Nach vier Jahren ist Ende Jahr Schluss. Sarah Tiefenbacher und ihr Mann Felipe Rojas geben das Berggasthaus Sennhütte im Tösstal auf. Sie haben auf regionale Produkte gesetzt, auf Hausgemachtes. Die gemütliche Gaststube war ihr Markenzeichen. Die beiden haben erfolgreich gewirtschaftet. Haben beste Google-Rezensionen.
Und doch: Sie können nicht mehr. «Die Öffnungszeiten haben uns fast ins Grab gebracht», sagen sie dem «Landboten». Das Restaurant gehört der Zürcher Baudirektion. Und die Vorgaben des Kantons sind hart. Die Bedingungen im Mietvertrag sind deutlich. Von 9 bis 21 Uhr soll die Sennhütte im Sommer offen sein. Bei schönem Wetter sogar bis 22 Uhr. Selbst im Winter muss das Wirtepaar von 9 bis 20 Uhr geöffnet haben. Das geht an die Substanz.
Fünf Tage die Woche, 16 Stunden am Tag
Konkret heisst das für einen normalen Arbeitstag: «Wir stehen um 6 Uhr auf, backen Brot und Kuchen, am Sonntag Zopf, bereiten das Restaurant vor, bedienen die Hotel- und dann die normalen Gäste, bewirtschaften die zwei Doppel- und zwei Gruppenzimmer, kochen zu Mittag, beantworten Mails, kümmern uns um unsere vierjährige Tochter, putzen, servieren Kuchen und Kaffee, räumen ab, kochen Abendessen, machen sauber.
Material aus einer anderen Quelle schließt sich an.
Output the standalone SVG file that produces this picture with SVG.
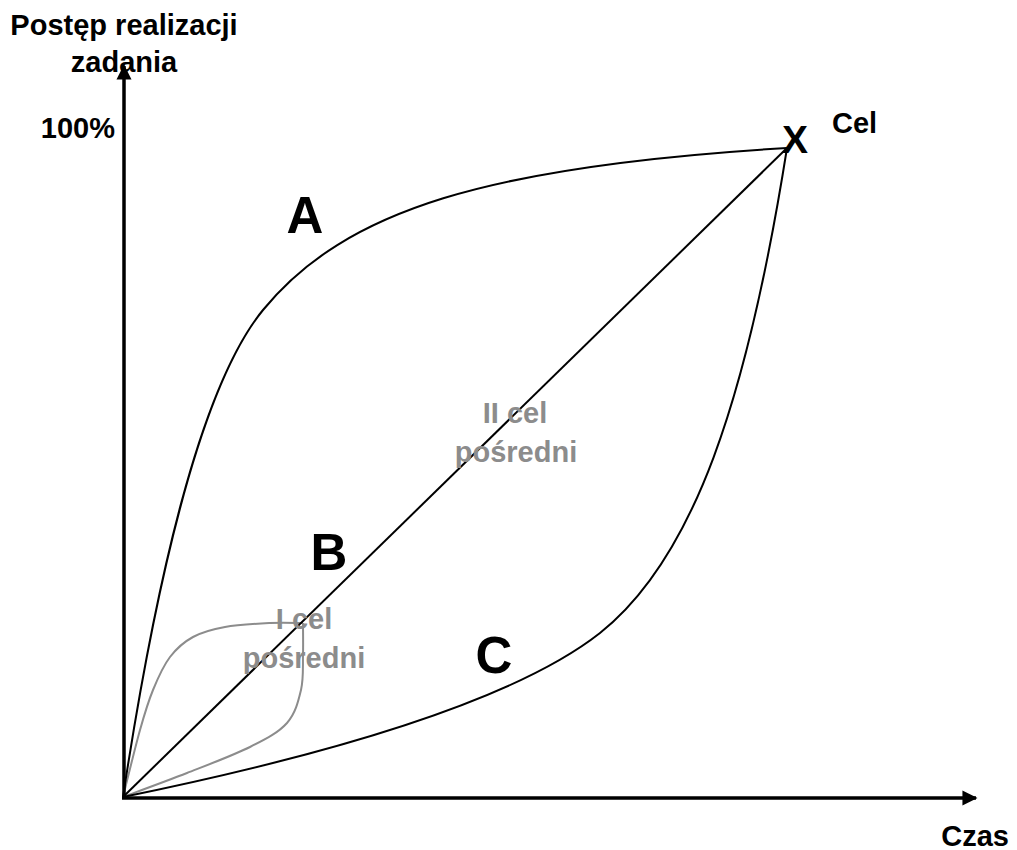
<svg xmlns="http://www.w3.org/2000/svg" width="1017" height="850" viewBox="0 0 1017 850">
<style>
text{font-family:"Liberation Sans",Arial,sans-serif;font-weight:bold;fill:#000}
.lbl{font-size:29px}
.big{font-size:51px}
.grey{font-size:29px;fill:#8c8c8c}
.axis{stroke:#000;stroke-width:3.5;fill:none}
.curve{stroke:#000;stroke-width:2;fill:none}
.gcurve{stroke:#8c8c8c;stroke-width:2;fill:none}
</style>
<defs>
<marker id="arr" viewBox="0 0 10 10" refX="9" refY="5" markerWidth="4.3" markerHeight="4.3" orient="auto" markerUnits="strokeWidth">
<path d="M0,0 L10,5 L0,10 Z" fill="#000"/>
</marker>
</defs>
<g id="connectors">
<path id="grey-upper" class="gcurve" d="M123,797 C125.8,785.8 135,747.8 140,730 C145,712.2 148,702.2 153,690 C158,677.8 163.3,665.8 170,657 C176.7,648.2 183.8,642 193,637 C202.2,632 212.2,629.3 225,627 C237.8,624.7 257,623.7 270,623 C283,622.3 297.5,623 303,623"/>
<path id="grey-lower" class="gcurve" d="M123,797 C133.7,793 165.8,781.3 187,773 C208.2,764.7 233.3,755.3 250,747 C266.7,738.7 278.5,732.5 287,723 C295.5,713.5 298.3,701.3 301,690 C303.7,678.7 302.7,666 303,655 C303.3,644 303,629.2 303,623"/>
<path id="curve-A" class="curve" d="M123,797 C156,580 200,387 263,310 C345,210 487,166 787,148"/>
<path id="line-B" class="curve" d="M123,797 L787,148"/>
<path id="curve-C" class="curve" d="M123,797 C299,761 506,707 600,633 C693.6,558.6 747,400.5 787,148"/>
<line id="y-axis" class="axis" x1="124" y1="798" x2="124" y2="66" marker-end="url(#arr)"/>
<line id="x-axis" class="axis" x1="122" y1="798" x2="976" y2="798" marker-end="url(#arr)"/>
</g>
<g id="y-label"><text class="lbl" x="124" y="35" text-anchor="middle">Postęp realizacji</text><text class="lbl" x="124" y="72" text-anchor="middle">zadania</text></g>
<g id="tick-100"><text class="lbl" x="115" y="138" text-anchor="end">100%</text></g>
<g id="x-label"><text class="lbl" x="1009" y="846" text-anchor="end">Czas</text></g>
<g id="goal"><text x="795" y="153" text-anchor="middle" style="font-size:39px">X</text><text class="lbl" x="832" y="133">Cel</text></g>
<g id="label-A"><text class="big" x="305" y="233" text-anchor="middle">A</text></g>
<g id="label-B"><text class="big" x="329" y="570" text-anchor="middle">B</text></g>
<g id="label-C"><text class="big" x="494" y="673" text-anchor="middle">C</text></g>
<g id="mid2"><text class="grey" x="515" y="423" text-anchor="middle">II cel</text><text class="grey" x="516" y="462" text-anchor="middle">pośredni</text></g>
<g id="mid1"><text class="grey" x="304" y="629" text-anchor="middle">I cel</text><text class="grey" x="304" y="668" text-anchor="middle">pośredni</text></g>
</svg>
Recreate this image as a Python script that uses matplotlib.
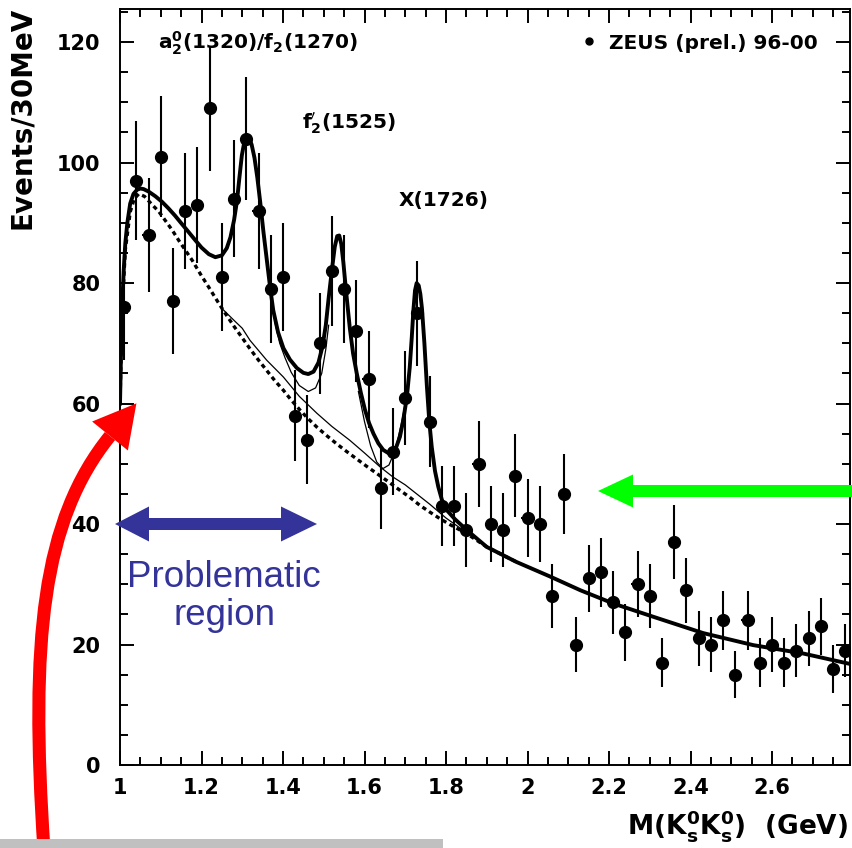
import numpy as np
import matplotlib
matplotlib.use("Agg")
import matplotlib.pyplot as plt
from matplotlib.ticker import MultipleLocator, FuncFormatter
from matplotlib.patches import Polygon, PathPatch, Rectangle
from matplotlib.path import Path
from matplotlib.lines import Line2D

plt.rcParams['font.family'] = ['DejaVu Sans']
plt.rcParams['mathtext.fontset'] = 'dejavusans'
plt.rcParams['mathtext.default'] = 'bf'

# ---------------- data ----------------
mass = [1.01, 1.04, 1.07, 1.10, 1.13, 1.16, 1.19, 1.22, 1.25, 1.28,
        1.31, 1.34, 1.37, 1.40, 1.43, 1.46, 1.49, 1.52, 1.55, 1.58,
        1.61, 1.64, 1.67, 1.70, 1.73, 1.76, 1.79, 1.82, 1.85, 1.88,
        1.91, 1.94, 1.97, 2.00, 2.03, 2.06, 2.09, 2.12, 2.15, 2.18,
        2.21, 2.24, 2.27, 2.30, 2.33, 2.36, 2.39, 2.42, 2.45, 2.48,
        2.51, 2.54, 2.57, 2.60, 2.63, 2.66, 2.69, 2.72, 2.75, 2.78]
events = [76, 97, 88, 101, 77, 92, 93, 109, 81, 94,
          104, 92, 79, 81, 58, 54, 70, 82, 79, 72,
          64, 46, 52, 61, 75, 57, 43, 43, 39, 50,
          40, 39, 48, 41, 40, 28, 45, 20, 31, 32,
          27, 22, 30, 28, 17, 37, 29, 21, 20, 24,
          15, 24, 17, 20, 17, 19, 21, 23, 16, 19]
errors = [8.7, 9.9, 9.4, 10.1, 8.8, 9.6, 9.6, 10.4, 9.0, 9.7,
          10.2, 9.6, 8.9, 9.0, 7.6, 7.4, 8.4, 9.1, 8.9, 8.5,
          8.0, 6.8, 7.2, 7.8, 8.7, 7.6, 6.6, 6.6, 6.2, 7.1,
          6.3, 6.2, 6.9, 6.4, 6.3, 5.3, 6.7, 4.5, 5.6, 5.7,
          5.2, 4.7, 5.5, 5.3, 4.1, 6.1, 5.4, 4.6, 4.5, 4.9,
          3.9, 4.9, 4.1, 4.5, 4.1, 4.4, 4.6, 4.8, 4.0, 4.4]
bin_half_width = 0.015

# total fit curve (thick solid)
fit_x = [1.000, 1.003, 1.005, 1.009, 1.013, 1.018, 1.025, 1.033, 1.042, 1.050,
         1.058, 1.070, 1.087, 1.103, 1.119, 1.135, 1.152, 1.168, 1.185, 1.200,
         1.218, 1.234, 1.250, 1.262, 1.271, 1.280, 1.287, 1.293, 1.299, 1.305,
         1.311, 1.317, 1.323, 1.330, 1.337, 1.344, 1.352, 1.360, 1.368, 1.376,
         1.388, 1.401, 1.417, 1.434, 1.450, 1.462, 1.475, 1.487, 1.497, 1.505,
         1.512, 1.520, 1.527, 1.533, 1.538, 1.543, 1.548, 1.555, 1.564, 1.572,
         1.581, 1.591, 1.601, 1.611, 1.622, 1.634, 1.646, 1.658, 1.667, 1.677,
         1.687, 1.695, 1.704, 1.711, 1.716, 1.720, 1.724, 1.728, 1.733, 1.737,
         1.741, 1.747, 1.753, 1.759, 1.765, 1.773, 1.781, 1.790, 1.802, 1.822,
         1.851, 1.900, 1.973, 2.055, 2.130, 2.211, 2.309, 2.431, 2.554, 2.677, 2.790]
fit_y = [60.0, 70.0, 75.5, 82.0, 86.6, 90.0, 93.2, 94.8, 95.5, 95.7,
         95.6, 95.2, 94.4, 93.5, 92.4, 91.2, 89.8, 88.5, 87.1, 85.9,
         84.8, 84.3, 84.6, 85.8, 87.6, 90.5, 93.6, 97.5, 101.2, 103.4,
         104.2, 104.0, 103.0, 100.8, 97.5, 93.5, 88.5, 84.0, 79.5, 75.5,
         71.8, 69.2, 67.3, 65.9, 65.1, 64.9, 65.3, 66.8, 69.5, 73.0,
         77.5, 82.2, 86.0, 87.8, 87.9, 86.5, 83.5, 78.5, 72.5, 68.3,
         65.0, 61.8, 59.0, 56.8, 55.0, 53.4, 52.3, 51.8, 51.8, 52.6,
         54.5, 57.2, 61.1, 66.0, 71.0, 75.5, 78.8, 80.0, 79.6, 78.2,
         75.8, 70.0, 63.0, 57.0, 52.8, 48.8, 46.2, 44.0, 42.3, 40.8,
         39.0, 36.2, 33.7, 31.3, 29.0, 26.8, 24.6, 21.9, 19.9, 18.5, 16.8]

# background (thick dashed)
bg_x = [1.000, 1.005, 1.013, 1.025, 1.035, 1.046, 1.060, 1.079, 1.095, 1.111,
        1.128, 1.144, 1.160, 1.177, 1.200, 1.218, 1.240, 1.258, 1.280, 1.299,
        1.320, 1.340, 1.360, 1.380, 1.401, 1.420, 1.442, 1.460, 1.483, 1.505,
        1.532, 1.555, 1.581, 1.605, 1.630, 1.655, 1.687, 1.710, 1.736, 1.760,
        1.785, 1.810, 1.851, 1.900, 1.973]
bg_y = [60.0, 75.0, 85.5, 91.8, 94.0, 94.8, 94.4, 93.0, 91.9, 90.4,
        88.8, 87.1, 85.5, 83.8, 81.2, 79.3, 76.9, 75.0, 72.8, 71.0,
        69.0, 67.2, 65.5, 63.8, 62.2, 60.6, 58.9, 57.6, 56.1, 54.8,
        53.3, 52.1, 50.8, 49.6, 48.4, 47.2, 45.6, 44.5, 43.1, 42.0,
        40.9, 39.9, 38.4, 36.2, 33.7]

# thin component curves
thinA_x = [1.250, 1.280, 1.300, 1.319, 1.360, 1.401, 1.440, 1.483, 1.520, 1.564,
           1.600, 1.638, 1.670, 1.700, 1.730, 1.760, 1.800, 1.850]
thinA_y = [75.8, 73.8, 72.5, 70.5, 67.2, 64.4, 61.2, 58.4, 56.2, 53.9,
           51.8, 49.5, 47.8, 46.5, 44.9, 43.3, 41.0, 38.6]
thinB_x = [1.380, 1.392, 1.405, 1.420, 1.440, 1.462, 1.480, 1.495, 1.505, 1.512]
thinB_y = [73.5, 70.0, 67.6, 65.2, 63.0, 62.0, 62.6, 65.0, 69.0, 73.0]
thinC_x = [1.585, 1.600, 1.615, 1.630, 1.645, 1.660, 1.675, 1.690, 1.700]
thinC_y = [62.0, 57.0, 53.0, 50.3, 49.2, 49.8, 52.2, 56.5, 60.0]

xtick_values = [1.0, 1.2, 1.4, 1.6, 1.8, 2.0, 2.2, 2.4, 2.6]
ytick_values = [0, 20, 40, 60, 80, 100, 120]

# ---------------- figure ----------------
W, H = 852, 848
fig = plt.figure(figsize=(W / 100, H / 100), dpi=100)
fig.patch.set_facecolor('white')

def fx(px):
    return px / W

def fy(py):
    return 1 - py / H

ax = fig.add_axes([fx(120), fy(765), (850 - 120) / W, (765 - 9) / H])
ax.set_xlim(1.0, 2.7914)
ax.set_ylim(0, 125.5)

ax.plot(bg_x, bg_y, color='black', lw=2.4, ls=(0, (1.3, 1.1)), zorder=2)
ax.plot(thinA_x, thinA_y, color='black', lw=0.9, zorder=2)
ax.plot(thinB_x, thinB_y, color='black', lw=0.9, zorder=2)
ax.plot(thinC_x, thinC_y, color='black', lw=0.9, zorder=2)
ax.plot(fit_x, fit_y, color='black', lw=2.8, zorder=3, solid_joinstyle='round')

ax.errorbar(mass, events, yerr=errors, xerr=bin_half_width, fmt='o',
            color='black', ms=8.5, elinewidth=1.5, capsize=0, zorder=4)

# ticks
ax.set_xticks(xtick_values)
ax.xaxis.set_major_formatter(FuncFormatter(lambda v, p: '%g' % v))
ax.xaxis.set_minor_locator(MultipleLocator(0.05))
ax.set_yticks(ytick_values)
ax.yaxis.set_minor_locator(MultipleLocator(5))
ax.tick_params(which='both', direction='in', top=True, right=True, width=1.4)
ax.tick_params(which='major', length=10)
ax.tick_params(which='minor', length=6)
ax.tick_params(axis='y', which='major', pad=14, labelsize=15)
ax.tick_params(axis='x', which='major', pad=9, labelsize=15)
for lab in ax.get_xticklabels() + ax.get_yticklabels():
    lab.set_fontweight('bold')
for s in ax.spines.values():
    s.set_linewidth(1.4)

# labels
fig.text(fx(22), fy(118), 'Events/30MeV', rotation=90, ha='center', va='center',
         fontsize=20, fontweight='bold')
fig.text(fx(848), fy(826), r'$M(K^0_sK^0_s)$  (GeV)', ha='right', va='center',
         fontsize=19, fontweight='bold')

# annotations inside the plot
ax.text(0.052, 0.955, r'$a^0_2$(1320)/f$_2$(1270)', transform=ax.transAxes,
        fontsize=14.5, fontweight='bold', ha='left', va='center')
ax.text(0.249, 0.849, r"f$_2^{\prime}$(1525)", transform=ax.transAxes,
        fontsize=14.5, fontweight='bold', ha='left', va='center')
ax.text(0.381, 0.747, 'X(1726)', transform=ax.transAxes,
        fontsize=14.5, fontweight='bold', ha='left', va='center')

proxy = Line2D([], [], marker='o', color='black', ls='none', ms=5)
leg = ax.legend([proxy], ['ZEUS (prel.) 96-00'], loc='center left',
                bbox_to_anchor=(0.606, 0.955), frameon=False, handlelength=0.8,
                handletextpad=0.6, prop={'weight': 'bold', 'size': 14.5})

# ---------------- overlays ----------------
blue = '#333399'
blue_pts = [(115, 524), (149, 506.5), (149, 518), (281, 518), (281, 506.5), (317, 524),
            (281, 541.5), (281, 530), (149, 530), (149, 541.5)]
fig.patches.append(Polygon([(fx(a), fy(b)) for a, b in blue_pts], closed=True,
                           transform=fig.transFigure, facecolor=blue, edgecolor='none',
                           zorder=10))
fig.text(fx(224), fy(625), 'Problematic\nregion', ha='center', va='baseline',
         color=blue, fontsize=26.5, family='Liberation Sans', linespacing=1.1,
         zorder=10)

green_pts = [(598, 491), (633, 474.5), (633, 485), (852, 485), (852, 497), (633, 497),
             (633, 507.5)]
fig.patches.append(Polygon([(fx(a), fy(b)) for a, b in green_pts], closed=True,
                           transform=fig.transFigure, facecolor='#00ff00',
                           edgecolor='none', zorder=10))

red = '#ff0000'
shaft = Path([(fx(44), fy(850)), (fx(30), fy(640)), (fx(42), fy(520)), (fx(110), fy(436))],
             [Path.MOVETO, Path.CURVE4, Path.CURVE4, Path.CURVE4])
fig.patches.append(PathPatch(shaft, transform=fig.transFigure, facecolor='none',
                             edgecolor=red, lw=9.4, capstyle='butt', zorder=10))
d = np.array([110 - 42, 436 - 520], dtype=float)
d /= np.hypot(*d)
perp = np.array([-d[1], d[0]])
base = np.array([110.0, 436.0])
tip = base + 42 * d
c1 = base + 23 * perp
c2 = base - 23 * perp
fig.patches.append(Polygon([(fx(p[0]), fy(p[1])) for p in (tip, c1, c2)], closed=True,
                           transform=fig.transFigure, facecolor=red, edgecolor='none',
                           zorder=10))

fig.patches.append(Rectangle((0, 0), fx(443), 9 / H, transform=fig.transFigure,
                             facecolor='#c0c0c0', edgecolor='none', zorder=11))

fig.savefig('out.png', dpi=100)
Das fünf Tage die Woche, mindestens 16 Stunden am Tag», erzählen sie dem «Landboten». Kein Wunder, dass das an die Substanz geht.
Die beiden sind verzweifelt. «Wir finden keine Person, die so viel arbeiten will wie wir. Viele, die kompetent waren, hat es bereits verheizt», sagt Sarah Tiefenbacher. Nachbarn helfen zwar aus. Fix anstellen können sie für die Arbeit auf 1000 Metern über Meer niemanden. Hinzu kommt der Fachkräftemangel.
«Einfach eine bodenständige Beiz»
Schichtarbeit sei an einer solcher Lage einfach nicht möglich. Sie bringt es auf den Punkt. «Selbst wenn wir einen Tag pro Woche mehr schliessen könnten, würden wir überleben.» Dann wäre mehr Zeit für alles, was ausserhalb des täglichen Betriebs anfällt.
Was haben sie für Wünsche an die Nachfolger? «Es wäre schön, dass sie unsere Grundidee aufnehmen», sagt Tiefenbacher zu Blick. Heisst: Ohne Fertigprodukte arbeiten, Eier und Fleisch von benachbarten Bauern beziehen. «Einfach eine bodenständige Beiz führen, das würde mich freuen.»
Angst um die Zukunft hat sie keine. «Wir sind gut vernetzt. Haben Jobangebote aus den verschiedensten Regionen. Und wir könnten uns gut vorstellen, auch im Ausland neu anzufangen, zum Beispiel in Chile, wenn sich dort die politische Lage beruhigt hat.»
«Mit fünf Grappas pro Woche lässt sich ein Lokal nicht betreiben»
«Das Konsumverhalten der Gäste hat sich verändert.» Früher hätten Wirte in Beizen wie der Sennhütte ihren Umsatz mit Alkohol gemacht. Heute bestellten die Gäste oft nur ein Wasser oder ein Glas «vom guten Wein», so die Wirtin. «Die Trinkerei ist nicht mehr salonfähig.» Dann fügt sie hinzu: Wenn sie fünf Grappas pro Woche verkaufe, sei das schon viel. Damit lässt sich ein Lokal nicht rentabel betreiben.
Die Zürcher Baudirektion will «aus Datenschutz- und Persönlichkeitsschutzgründen» auf die konkreten Vorwürfe nicht eingehen. Wie es für sie weitergeht, ist noch unklar. Tiefenbacher sagt, sie und ihr Mann hätten mehrere Jobangebote erhalten. «Jetzt brauchen wir aber erst einmal eine Pause.»